Continuously Improve

You should be regularly maintaining and developing your existing content. 

Evergreen Pages

Part of your content strategy should include the creation and curation of durable, evergreen pages whose web address will never change and that is regularly maintained and developed. Durable content becomes a living document rather than a static proclamation.

A durable URL, particularly the portion often called the domain, typically should not contain:

  • Dates
  • Opinions
  • Adjectives
  • Author names
  • Information about the post itself

Durable URLs should match the core of your audience's target search terms and be simple, short and readable by humans. Links should be built to durable pages, rather than to seasonal or annual pages. Doing so helps to prevent link rot and to retain link equity — mitigating broken links. Instead of creating a new page each year, create a page at a durable address and update that content each year. 
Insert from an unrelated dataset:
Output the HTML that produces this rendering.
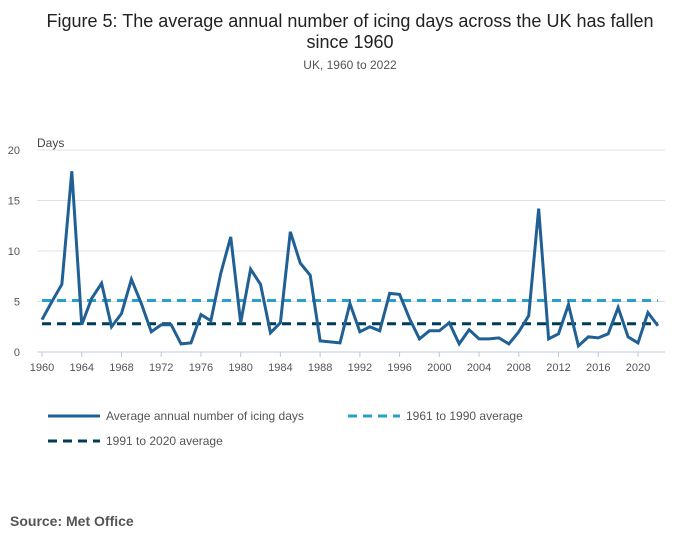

Page and File Naming Conventions

Human-Readable Text

Write foremost for human readability. Use concise, meaningful language for page titles, file names, and on page subheads. Avoid using abbreviations, jargon and overly decorative language. 

Human-Scannable Details

Users of a page start by scanning so break up long bodies of text with sub-heads and labels. Look for opportunities to include captioned images. 

Use Words Where Possible

Avoid replacing words with numbers where possible. Choose a meaningful and descriptive title instead of something autogenerated or unintentional. Choose URL path names that inform a user about what a page is before they click through.

Use Spaces or Dashes

Use spaces where possible, such as in page titles or sub-headers. Where a space is not possible, use a dash, such as in a URL. Avoid omitting spaces. 

Organization

Consolidate subdomains where possible 

Rather than juggling dozens of different content management systems, seek to publish content in a single content management system. Nest as subfolders rather than establishing new subdomains. Rather than establish a new website to house a dozen pages, instead publish that content on an existing domain as a series of landing pages or a site section.
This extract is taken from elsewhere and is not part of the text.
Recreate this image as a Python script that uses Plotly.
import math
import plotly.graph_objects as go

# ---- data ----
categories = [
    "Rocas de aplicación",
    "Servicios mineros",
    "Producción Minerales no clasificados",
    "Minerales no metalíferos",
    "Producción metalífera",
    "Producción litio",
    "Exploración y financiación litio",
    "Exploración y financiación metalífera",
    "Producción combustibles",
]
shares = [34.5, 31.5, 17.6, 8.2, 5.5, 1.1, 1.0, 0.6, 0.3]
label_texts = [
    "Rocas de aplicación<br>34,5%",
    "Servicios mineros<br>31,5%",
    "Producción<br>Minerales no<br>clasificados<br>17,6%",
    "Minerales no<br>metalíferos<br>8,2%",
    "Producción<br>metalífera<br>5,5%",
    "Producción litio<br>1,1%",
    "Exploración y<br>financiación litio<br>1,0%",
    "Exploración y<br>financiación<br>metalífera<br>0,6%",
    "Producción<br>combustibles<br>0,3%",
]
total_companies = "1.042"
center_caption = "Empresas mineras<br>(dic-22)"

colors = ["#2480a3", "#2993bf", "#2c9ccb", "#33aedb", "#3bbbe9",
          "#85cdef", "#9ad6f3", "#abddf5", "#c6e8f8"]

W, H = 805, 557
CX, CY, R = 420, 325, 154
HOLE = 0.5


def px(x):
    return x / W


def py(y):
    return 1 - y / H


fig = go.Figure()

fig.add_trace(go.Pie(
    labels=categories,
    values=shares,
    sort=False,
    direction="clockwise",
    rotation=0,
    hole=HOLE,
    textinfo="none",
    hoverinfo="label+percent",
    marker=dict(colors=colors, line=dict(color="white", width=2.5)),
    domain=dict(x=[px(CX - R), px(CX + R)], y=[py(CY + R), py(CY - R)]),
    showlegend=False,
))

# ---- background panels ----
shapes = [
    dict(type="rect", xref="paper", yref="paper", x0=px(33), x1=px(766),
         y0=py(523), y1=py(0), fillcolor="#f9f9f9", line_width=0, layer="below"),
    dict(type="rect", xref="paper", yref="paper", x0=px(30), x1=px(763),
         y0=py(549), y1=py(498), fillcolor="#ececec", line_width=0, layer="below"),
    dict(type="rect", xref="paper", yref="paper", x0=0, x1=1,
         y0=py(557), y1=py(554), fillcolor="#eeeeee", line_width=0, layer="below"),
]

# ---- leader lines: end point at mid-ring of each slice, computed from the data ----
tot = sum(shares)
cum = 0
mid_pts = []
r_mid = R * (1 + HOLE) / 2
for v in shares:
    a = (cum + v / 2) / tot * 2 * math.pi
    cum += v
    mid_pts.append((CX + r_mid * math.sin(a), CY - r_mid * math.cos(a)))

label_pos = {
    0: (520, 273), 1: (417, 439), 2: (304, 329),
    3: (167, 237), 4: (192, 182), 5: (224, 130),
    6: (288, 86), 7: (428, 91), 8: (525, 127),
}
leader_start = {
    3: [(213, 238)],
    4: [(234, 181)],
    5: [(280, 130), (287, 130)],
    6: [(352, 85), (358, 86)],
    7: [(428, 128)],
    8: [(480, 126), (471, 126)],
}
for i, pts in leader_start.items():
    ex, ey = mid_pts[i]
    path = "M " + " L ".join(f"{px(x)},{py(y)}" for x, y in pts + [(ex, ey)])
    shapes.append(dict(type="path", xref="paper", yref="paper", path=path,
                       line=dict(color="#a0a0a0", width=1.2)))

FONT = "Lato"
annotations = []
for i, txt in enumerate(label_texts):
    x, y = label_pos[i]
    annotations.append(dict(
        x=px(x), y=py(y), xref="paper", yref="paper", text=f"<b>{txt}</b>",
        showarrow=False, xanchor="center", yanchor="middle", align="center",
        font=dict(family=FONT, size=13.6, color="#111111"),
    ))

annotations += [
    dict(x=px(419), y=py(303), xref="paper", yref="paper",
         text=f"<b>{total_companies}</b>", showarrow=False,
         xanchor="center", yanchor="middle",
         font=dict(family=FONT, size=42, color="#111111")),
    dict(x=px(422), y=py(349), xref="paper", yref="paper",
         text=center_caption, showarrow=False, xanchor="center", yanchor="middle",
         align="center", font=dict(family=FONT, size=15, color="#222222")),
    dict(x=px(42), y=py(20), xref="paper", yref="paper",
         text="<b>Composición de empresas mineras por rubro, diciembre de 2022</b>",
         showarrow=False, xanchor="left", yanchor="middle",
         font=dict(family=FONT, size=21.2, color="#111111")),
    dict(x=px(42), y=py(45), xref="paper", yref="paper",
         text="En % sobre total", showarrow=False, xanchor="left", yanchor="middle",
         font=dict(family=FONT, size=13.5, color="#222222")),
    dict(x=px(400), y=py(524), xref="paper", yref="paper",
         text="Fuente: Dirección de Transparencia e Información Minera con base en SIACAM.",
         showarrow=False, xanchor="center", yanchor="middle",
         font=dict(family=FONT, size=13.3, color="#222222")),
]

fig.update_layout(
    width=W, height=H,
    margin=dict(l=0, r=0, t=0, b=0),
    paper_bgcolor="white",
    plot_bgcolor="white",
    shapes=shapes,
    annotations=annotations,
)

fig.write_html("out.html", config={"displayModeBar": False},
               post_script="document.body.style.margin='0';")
Embrace consolidation of content onto fewer subdomains wherever possible. Critical to address internal cannibalization in search; to efficiently rollout our on-brand design system across campus; and to reduce overall carrying costs of hosting hundreds of subdomains. 

Most subdomains have very little content, and very little traffic. In 2021, Cal Poly maintains more than 250 subdomains. One third of these subdomains serve fewer than 20 pages — many of which are abandoned and contain outdated and inaccurate information.

Consolidate pages where possible 

Publish fewer, better pages. Focus on building and maintaining landing pages that receive the most user traffic and avoid thin content — pages with only a sentence or two.

Create Paths for Users

Use navigation and page elements to help users easily find their path. Rather than fill a folder with files, plan out the user’s journey through your site as if it were a narrative. Most people will navigate your website using google search, consider each page a landing page.